Task description: Skip the pictures. Set down, word for word, the lines from the start of the material up to and including the line with "SITES_PER_SHORE = 3".

━━ Data

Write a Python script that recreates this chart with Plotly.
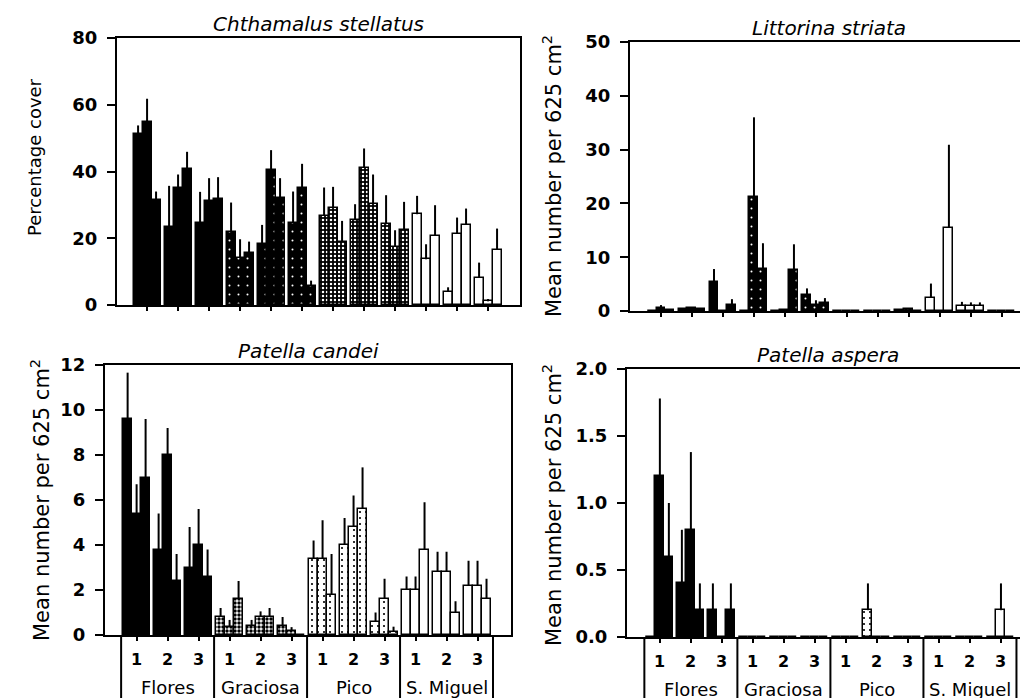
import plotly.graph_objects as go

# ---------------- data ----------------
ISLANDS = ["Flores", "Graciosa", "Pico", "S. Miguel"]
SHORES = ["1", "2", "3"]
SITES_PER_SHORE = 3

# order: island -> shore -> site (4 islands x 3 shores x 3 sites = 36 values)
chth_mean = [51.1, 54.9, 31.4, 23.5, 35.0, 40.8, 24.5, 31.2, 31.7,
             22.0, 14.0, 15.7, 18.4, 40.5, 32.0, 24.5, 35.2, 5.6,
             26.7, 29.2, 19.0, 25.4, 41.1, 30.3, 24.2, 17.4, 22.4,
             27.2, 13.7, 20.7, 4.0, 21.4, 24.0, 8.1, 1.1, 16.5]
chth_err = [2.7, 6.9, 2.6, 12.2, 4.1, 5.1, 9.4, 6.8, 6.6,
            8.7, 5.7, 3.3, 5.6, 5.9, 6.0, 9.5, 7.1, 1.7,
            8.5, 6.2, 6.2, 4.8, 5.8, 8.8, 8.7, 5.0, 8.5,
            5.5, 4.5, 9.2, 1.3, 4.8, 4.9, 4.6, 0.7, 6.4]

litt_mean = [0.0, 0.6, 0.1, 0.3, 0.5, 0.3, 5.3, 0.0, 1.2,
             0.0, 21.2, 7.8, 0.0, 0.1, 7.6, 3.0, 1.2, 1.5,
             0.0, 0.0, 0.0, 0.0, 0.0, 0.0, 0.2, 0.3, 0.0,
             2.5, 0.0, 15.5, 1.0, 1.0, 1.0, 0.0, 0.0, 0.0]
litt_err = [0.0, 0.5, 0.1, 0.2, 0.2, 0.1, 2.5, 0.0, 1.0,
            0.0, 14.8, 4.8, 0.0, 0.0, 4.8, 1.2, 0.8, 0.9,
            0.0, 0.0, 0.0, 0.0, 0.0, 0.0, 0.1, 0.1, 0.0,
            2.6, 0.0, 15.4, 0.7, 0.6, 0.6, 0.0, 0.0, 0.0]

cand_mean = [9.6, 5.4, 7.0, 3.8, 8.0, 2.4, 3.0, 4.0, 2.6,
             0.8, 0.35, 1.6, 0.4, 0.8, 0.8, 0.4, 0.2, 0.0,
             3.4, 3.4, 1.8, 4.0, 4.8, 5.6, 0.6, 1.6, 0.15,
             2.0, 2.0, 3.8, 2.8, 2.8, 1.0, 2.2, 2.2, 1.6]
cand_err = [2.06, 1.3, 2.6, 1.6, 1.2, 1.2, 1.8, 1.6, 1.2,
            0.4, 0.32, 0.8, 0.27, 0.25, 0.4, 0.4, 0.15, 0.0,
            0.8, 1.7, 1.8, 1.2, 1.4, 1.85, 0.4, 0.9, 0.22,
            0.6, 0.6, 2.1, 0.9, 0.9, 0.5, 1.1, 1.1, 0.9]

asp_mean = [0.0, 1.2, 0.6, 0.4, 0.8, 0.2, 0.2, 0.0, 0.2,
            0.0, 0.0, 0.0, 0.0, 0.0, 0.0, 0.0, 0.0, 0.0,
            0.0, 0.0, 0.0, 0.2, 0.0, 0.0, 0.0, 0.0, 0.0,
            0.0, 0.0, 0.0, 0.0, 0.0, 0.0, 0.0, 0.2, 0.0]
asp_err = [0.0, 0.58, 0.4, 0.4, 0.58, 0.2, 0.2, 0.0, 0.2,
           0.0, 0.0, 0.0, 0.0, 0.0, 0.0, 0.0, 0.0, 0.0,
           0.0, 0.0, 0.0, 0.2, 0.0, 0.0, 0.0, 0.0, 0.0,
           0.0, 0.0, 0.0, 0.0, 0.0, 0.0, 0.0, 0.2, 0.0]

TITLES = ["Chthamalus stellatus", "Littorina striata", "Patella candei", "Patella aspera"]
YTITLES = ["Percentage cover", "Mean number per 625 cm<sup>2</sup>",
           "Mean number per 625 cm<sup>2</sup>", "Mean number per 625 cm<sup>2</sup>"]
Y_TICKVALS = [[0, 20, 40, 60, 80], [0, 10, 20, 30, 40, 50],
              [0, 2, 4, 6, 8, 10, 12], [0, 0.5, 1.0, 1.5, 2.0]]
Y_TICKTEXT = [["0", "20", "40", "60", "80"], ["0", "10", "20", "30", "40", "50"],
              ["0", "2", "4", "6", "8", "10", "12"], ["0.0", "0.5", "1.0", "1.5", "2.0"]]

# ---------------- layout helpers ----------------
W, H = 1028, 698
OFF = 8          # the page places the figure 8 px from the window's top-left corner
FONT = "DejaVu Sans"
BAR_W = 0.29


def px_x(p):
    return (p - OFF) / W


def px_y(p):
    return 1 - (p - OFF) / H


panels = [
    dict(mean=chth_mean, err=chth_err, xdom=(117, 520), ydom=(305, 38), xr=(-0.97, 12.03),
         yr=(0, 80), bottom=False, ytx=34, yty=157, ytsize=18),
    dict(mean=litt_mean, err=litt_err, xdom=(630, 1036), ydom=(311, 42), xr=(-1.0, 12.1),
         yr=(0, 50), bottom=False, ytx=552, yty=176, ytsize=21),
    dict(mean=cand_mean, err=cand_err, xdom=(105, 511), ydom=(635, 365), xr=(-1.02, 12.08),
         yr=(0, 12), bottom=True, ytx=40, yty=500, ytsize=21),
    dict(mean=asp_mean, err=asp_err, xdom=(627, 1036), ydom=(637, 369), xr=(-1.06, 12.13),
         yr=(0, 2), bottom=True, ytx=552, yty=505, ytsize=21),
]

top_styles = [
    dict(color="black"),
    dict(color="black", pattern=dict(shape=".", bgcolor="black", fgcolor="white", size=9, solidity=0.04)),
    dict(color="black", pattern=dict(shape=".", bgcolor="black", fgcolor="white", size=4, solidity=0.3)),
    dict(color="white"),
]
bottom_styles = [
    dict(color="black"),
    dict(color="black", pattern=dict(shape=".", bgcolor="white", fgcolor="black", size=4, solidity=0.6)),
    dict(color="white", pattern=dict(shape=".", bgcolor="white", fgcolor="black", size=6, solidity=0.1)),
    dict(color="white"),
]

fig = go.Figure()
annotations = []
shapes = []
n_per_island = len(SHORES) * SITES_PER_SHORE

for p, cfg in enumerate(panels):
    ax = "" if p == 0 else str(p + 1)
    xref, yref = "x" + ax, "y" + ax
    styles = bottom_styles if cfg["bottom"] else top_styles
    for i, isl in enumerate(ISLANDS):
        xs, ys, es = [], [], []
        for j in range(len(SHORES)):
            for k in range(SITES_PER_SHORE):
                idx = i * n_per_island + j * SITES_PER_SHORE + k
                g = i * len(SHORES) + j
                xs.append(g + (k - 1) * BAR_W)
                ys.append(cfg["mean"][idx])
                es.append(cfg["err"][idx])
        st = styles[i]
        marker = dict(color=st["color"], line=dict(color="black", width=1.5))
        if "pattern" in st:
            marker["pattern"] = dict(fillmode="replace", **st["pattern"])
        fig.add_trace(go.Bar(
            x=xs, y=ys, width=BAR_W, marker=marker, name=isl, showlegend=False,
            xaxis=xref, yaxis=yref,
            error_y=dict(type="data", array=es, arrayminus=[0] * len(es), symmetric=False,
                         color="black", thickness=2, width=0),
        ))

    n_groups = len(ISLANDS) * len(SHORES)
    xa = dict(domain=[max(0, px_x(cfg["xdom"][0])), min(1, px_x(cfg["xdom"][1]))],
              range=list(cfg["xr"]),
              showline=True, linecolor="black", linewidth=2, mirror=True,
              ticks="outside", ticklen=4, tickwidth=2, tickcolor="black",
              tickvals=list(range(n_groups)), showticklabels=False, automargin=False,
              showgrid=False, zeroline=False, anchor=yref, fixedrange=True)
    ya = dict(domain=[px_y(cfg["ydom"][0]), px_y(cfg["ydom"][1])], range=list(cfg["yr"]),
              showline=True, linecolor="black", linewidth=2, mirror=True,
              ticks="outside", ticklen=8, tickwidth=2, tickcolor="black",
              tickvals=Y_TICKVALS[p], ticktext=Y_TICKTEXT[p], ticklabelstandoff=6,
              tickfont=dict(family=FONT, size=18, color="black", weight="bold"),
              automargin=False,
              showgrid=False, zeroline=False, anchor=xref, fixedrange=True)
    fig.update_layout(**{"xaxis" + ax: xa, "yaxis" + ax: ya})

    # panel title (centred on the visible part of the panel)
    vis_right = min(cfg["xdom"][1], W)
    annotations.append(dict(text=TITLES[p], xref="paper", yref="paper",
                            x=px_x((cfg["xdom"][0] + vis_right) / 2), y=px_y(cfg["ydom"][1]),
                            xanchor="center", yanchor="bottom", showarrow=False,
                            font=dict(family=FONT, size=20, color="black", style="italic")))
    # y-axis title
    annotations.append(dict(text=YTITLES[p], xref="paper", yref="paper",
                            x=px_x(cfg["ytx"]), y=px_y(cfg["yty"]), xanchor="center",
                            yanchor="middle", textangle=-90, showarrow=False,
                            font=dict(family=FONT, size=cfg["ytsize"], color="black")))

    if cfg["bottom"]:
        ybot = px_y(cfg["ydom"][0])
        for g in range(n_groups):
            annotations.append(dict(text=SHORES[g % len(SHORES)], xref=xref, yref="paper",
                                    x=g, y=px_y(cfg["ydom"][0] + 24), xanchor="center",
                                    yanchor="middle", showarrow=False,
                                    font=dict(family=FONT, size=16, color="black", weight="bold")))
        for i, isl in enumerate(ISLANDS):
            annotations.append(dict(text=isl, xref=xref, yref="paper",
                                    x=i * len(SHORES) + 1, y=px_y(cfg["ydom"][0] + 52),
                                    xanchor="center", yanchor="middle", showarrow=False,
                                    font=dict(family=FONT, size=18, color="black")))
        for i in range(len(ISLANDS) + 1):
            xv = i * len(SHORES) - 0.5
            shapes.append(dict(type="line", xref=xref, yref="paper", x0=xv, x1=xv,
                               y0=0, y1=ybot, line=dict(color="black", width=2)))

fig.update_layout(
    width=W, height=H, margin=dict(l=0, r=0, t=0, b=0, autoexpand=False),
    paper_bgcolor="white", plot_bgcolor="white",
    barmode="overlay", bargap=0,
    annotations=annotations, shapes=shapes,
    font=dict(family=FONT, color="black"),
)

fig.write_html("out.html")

━━━━

Exercise output:
Write a Python script that recreates this chart with Plotly.
import plotly.graph_objects as go

# ---------------- data ----------------
ISLANDS = ["Flores", "Graciosa", "Pico", "S. Miguel"]
SHORES = ["1", "2", "3"]
SITES_PER_SHORE = 3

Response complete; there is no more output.